Stated problem: A faithful transcription of all the data is required.
#### Dataset content
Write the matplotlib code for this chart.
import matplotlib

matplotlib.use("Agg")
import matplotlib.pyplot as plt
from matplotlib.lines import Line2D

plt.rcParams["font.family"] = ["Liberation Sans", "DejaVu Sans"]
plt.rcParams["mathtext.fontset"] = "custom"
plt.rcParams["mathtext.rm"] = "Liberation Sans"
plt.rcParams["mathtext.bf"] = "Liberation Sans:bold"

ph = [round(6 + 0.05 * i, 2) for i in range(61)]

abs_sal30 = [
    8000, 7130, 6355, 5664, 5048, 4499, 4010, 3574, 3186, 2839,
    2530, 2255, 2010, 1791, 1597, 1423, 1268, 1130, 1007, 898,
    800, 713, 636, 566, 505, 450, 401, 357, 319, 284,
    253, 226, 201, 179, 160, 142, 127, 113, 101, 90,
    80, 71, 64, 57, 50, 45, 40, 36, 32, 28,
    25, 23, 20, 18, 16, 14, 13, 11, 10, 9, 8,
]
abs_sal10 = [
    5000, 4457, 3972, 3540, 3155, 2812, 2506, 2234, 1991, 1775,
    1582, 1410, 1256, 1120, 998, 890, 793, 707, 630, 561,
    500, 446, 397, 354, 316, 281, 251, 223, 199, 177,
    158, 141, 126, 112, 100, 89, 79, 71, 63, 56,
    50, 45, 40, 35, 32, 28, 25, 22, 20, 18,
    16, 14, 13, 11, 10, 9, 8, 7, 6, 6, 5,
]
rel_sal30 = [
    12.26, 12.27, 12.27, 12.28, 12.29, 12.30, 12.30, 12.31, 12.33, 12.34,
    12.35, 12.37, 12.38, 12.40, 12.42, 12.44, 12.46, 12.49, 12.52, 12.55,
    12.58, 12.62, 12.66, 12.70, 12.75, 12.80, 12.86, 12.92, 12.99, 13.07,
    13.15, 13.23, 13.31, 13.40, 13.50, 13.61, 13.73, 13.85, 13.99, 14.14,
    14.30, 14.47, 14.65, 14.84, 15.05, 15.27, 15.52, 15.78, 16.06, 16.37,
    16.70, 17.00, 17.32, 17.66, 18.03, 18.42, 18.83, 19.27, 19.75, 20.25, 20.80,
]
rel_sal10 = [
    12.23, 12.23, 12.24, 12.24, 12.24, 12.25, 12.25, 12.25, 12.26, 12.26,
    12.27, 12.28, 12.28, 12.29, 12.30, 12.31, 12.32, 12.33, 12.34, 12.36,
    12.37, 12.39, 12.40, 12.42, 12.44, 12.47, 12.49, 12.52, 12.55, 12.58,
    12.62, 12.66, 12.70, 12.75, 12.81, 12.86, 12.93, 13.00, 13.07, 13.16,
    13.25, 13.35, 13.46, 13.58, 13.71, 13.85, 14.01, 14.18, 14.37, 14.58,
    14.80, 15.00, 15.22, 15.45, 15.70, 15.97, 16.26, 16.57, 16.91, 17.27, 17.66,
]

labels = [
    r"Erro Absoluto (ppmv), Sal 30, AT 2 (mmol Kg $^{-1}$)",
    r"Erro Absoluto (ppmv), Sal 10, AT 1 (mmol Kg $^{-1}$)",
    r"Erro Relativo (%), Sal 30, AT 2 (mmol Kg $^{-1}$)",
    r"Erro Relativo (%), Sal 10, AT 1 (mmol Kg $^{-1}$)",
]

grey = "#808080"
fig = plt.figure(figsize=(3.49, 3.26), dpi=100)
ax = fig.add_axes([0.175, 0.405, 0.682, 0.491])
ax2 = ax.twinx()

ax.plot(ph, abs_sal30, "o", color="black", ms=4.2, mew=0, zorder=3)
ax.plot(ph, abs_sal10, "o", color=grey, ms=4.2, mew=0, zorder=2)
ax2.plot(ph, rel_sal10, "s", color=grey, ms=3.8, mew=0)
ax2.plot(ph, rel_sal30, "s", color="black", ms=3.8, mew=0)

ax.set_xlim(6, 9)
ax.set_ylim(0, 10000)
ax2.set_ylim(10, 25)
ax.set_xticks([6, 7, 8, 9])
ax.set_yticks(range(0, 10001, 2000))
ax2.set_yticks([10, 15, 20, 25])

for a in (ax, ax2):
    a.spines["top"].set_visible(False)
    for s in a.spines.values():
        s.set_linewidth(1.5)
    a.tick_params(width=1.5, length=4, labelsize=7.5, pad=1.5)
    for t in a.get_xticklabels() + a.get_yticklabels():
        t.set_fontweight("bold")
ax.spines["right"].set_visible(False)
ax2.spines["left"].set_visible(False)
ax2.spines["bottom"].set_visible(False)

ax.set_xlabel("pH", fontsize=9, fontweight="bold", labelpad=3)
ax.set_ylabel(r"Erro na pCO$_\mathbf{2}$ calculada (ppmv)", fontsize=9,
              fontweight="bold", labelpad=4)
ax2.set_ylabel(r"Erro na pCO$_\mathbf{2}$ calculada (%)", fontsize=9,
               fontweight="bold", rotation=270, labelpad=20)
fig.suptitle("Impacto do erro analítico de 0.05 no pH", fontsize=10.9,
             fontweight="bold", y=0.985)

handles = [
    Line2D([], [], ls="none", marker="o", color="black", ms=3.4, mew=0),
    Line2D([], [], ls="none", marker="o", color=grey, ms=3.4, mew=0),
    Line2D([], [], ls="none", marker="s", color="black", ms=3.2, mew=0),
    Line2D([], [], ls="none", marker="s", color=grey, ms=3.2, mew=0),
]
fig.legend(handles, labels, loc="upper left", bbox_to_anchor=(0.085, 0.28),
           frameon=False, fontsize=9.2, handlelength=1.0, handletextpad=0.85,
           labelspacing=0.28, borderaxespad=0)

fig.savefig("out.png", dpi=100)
########
Correct response:
Write the matplotlib code for this chart.
import matplotlib

matplotlib.use("Agg")
import matplotlib.pyplot as plt
from matplotlib.lines import Line2D

plt.rcParams["font.family"] = ["Liberation Sans", "DejaVu Sans"]
plt.rcParams["mathtext.fontset"] = "custom"
plt.rcParams["mathtext.rm"] = "Liberation Sans"
plt.rcParams["mathtext.bf"] = "Liberation Sans:bold"

ph = [round(6 + 0.05 * i, 2) for i in range(61)]

abs_sal30 = [
    8000, 7130, 6355, 5664, 5048, 4499, 4010, 3574, 3186, 2839,
    2530, 2255, 2010, 1791, 1597, 1423, 1268, 1130, 1007, 898,
    800, 713, 636, 566, 505, 450, 401, 357, 319, 284,
    253, 226, 201, 179, 160, 142, 127, 113, 101, 90,
    80, 71, 64, 57, 50, 45, 40, 36, 32, 28,
    25, 23, 20, 18, 16, 14, 13, 11, 10, 9, 8,
]
abs_sal10 = [
    5000, 4457, 3972, 3540, 3155, 2812, 2506, 2234, 1991, 1775,
    1582, 1410, 1256, 1120, 998, 890, 793, 707, 630, 561,
    500, 446, 397, 354, 316, 281, 251, 223, 199, 177,
    158, 141, 126, 112, 100, 89, 79, 71, 63, 56,
    50, 45, 40, 35, 32, 28, 25, 22, 20, 18,
    16, 14, 13, 11, 10, 9, 8, 7, 6, 6, 5,
]
rel_sal30 = [
    12.26, 12.27, 12.27, 12.28, 12.29, 12.30, 12.30, 12.31, 12.33, 12.34,
    12.35, 12.37, 12.38, 12.40, 12.42, 12.44, 12.46, 12.49, 12.52, 12.55,
    12.58, 12.62, 12.66, 12.70, 12.75, 12.80, 12.86, 12.92, 12.99, 13.07,
    13.15, 13.23, 13.31, 13.40, 13.50, 13.61, 13.73, 13.85, 13.99, 14.14,
    14.30, 14.47, 14.65, 14.84, 15.05, 15.27, 15.52, 15.78, 16.06, 16.37,
    16.70, 17.00, 17.32, 17.66, 18.03, 18.42, 18.83, 19.27, 19.75, 20.25, 20.80,
]
rel_sal10 = [
    12.23, 12.23, 12.24, 12.24, 12.24, 12.25, 12.25, 12.25, 12.26, 12.26,
    12.27, 12.28, 12.28, 12.29, 12.30, 12.31, 12.32, 12.33, 12.34, 12.36,
    12.37, 12.39, 12.40, 12.42, 12.44, 12.47, 12.49, 12.52, 12.55, 12.58,
    12.62, 12.66, 12.70, 12.75, 12.81, 12.86, 12.93, 13.00, 13.07, 13.16,
    13.25, 13.35, 13.46, 13.58, 13.71, 13.85, 14.01, 14.18, 14.37, 14.58,
    14.80, 15.00, 15.22, 15.45, 15.70, 15.97, 16.26, 16.57, 16.91, 17.27, 17.66,
]

labels = [
    r"Erro Absoluto (ppmv), Sal 30, AT 2 (mmol Kg $^{-1}$)",
    r"Erro Absoluto (ppmv), Sal 10, AT 1 (mmol Kg $^{-1}$)",
    r"Erro Relativo (%), Sal 30, AT 2 (mmol Kg $^{-1}$)",
    r"Erro Relativo (%), Sal 10, AT 1 (mmol Kg $^{-1}$)",
]

grey = "#808080"
fig = plt.figure(figsize=(3.49, 3.26), dpi=100)
ax = fig.add_axes([0.175, 0.405, 0.682, 0.491])
ax2 = ax.twinx()

ax.plot(ph, abs_sal30, "o", color="black", ms=4.2, mew=0, zorder=3)
ax.plot(ph, abs_sal10, "o", color=grey, ms=4.2, mew=0, zorder=2)
ax2.plot(ph, rel_sal10, "s", color=grey, ms=3.8, mew=0)
ax2.plot(ph, rel_sal30, "s", color="black", ms=3.8, mew=0)

ax.set_xlim(6, 9)
ax.set_ylim(0, 10000)
ax2.set_ylim(10, 25)
ax.set_xticks([6, 7, 8, 9])
ax.set_yticks(range(0, 10001, 2000))
ax2.set_yticks([10, 15, 20, 25])

for a in (ax, ax2):
    a.spines["top"].set_visible(False)
    for s in a.spines.values():
        s.set_linewidth(1.5)
    a.tick_params(width=1.5, length=4, labelsize=7.5, pad=1.5)
    for t in a.get_xticklabels() + a.get_yticklabels():
        t.set_fontweight("bold")
ax.spines["right"].set_visible(False)
ax2.spines["left"].set_visible(False)
ax2.spines["bottom"].set_visible(False)

ax.set_xlabel("pH", fontsize=9, fontweight="bold", labelpad=3)
ax.set_ylabel(r"Erro na pCO$_\mathbf{2}$ calculada (ppmv)", fontsize=9,
              fontweight="bold", labelpad=4)
ax2.set_ylabel(r"Erro na pCO$_\mathbf{2}$ calculada (%)", fontsize=9,
               fontweight="bold", rotation=270, labelpad=20)
fig.suptitle("Impacto do erro analítico de 0.05 no pH", fontsize=10.9,
             fontweight="bold", y=0.985)

handles = [
    Line2D([], [], ls="none", marker="o", color="black", ms=3.4, mew=0),
    Line2D([], [], ls="none", marker="o", color=grey, ms=3.4, mew=0),
    Line2D([], [], ls="none", marker="s", color="black", ms=3.2, mew=0),
    Line2D([], [], ls="none", marker="s", color=grey, ms=3.2, mew=0),
]
fig.legend(handles, labels, loc="upper left", bbox_to_anchor=(0.085, 0.28),
           frameon=False, fontsize=9.2, handlelength=1.0, handletextpad=0.85,
           labelspacing=0.28, borderaxespad=0)

fig.savefig("out.png", dpi=100)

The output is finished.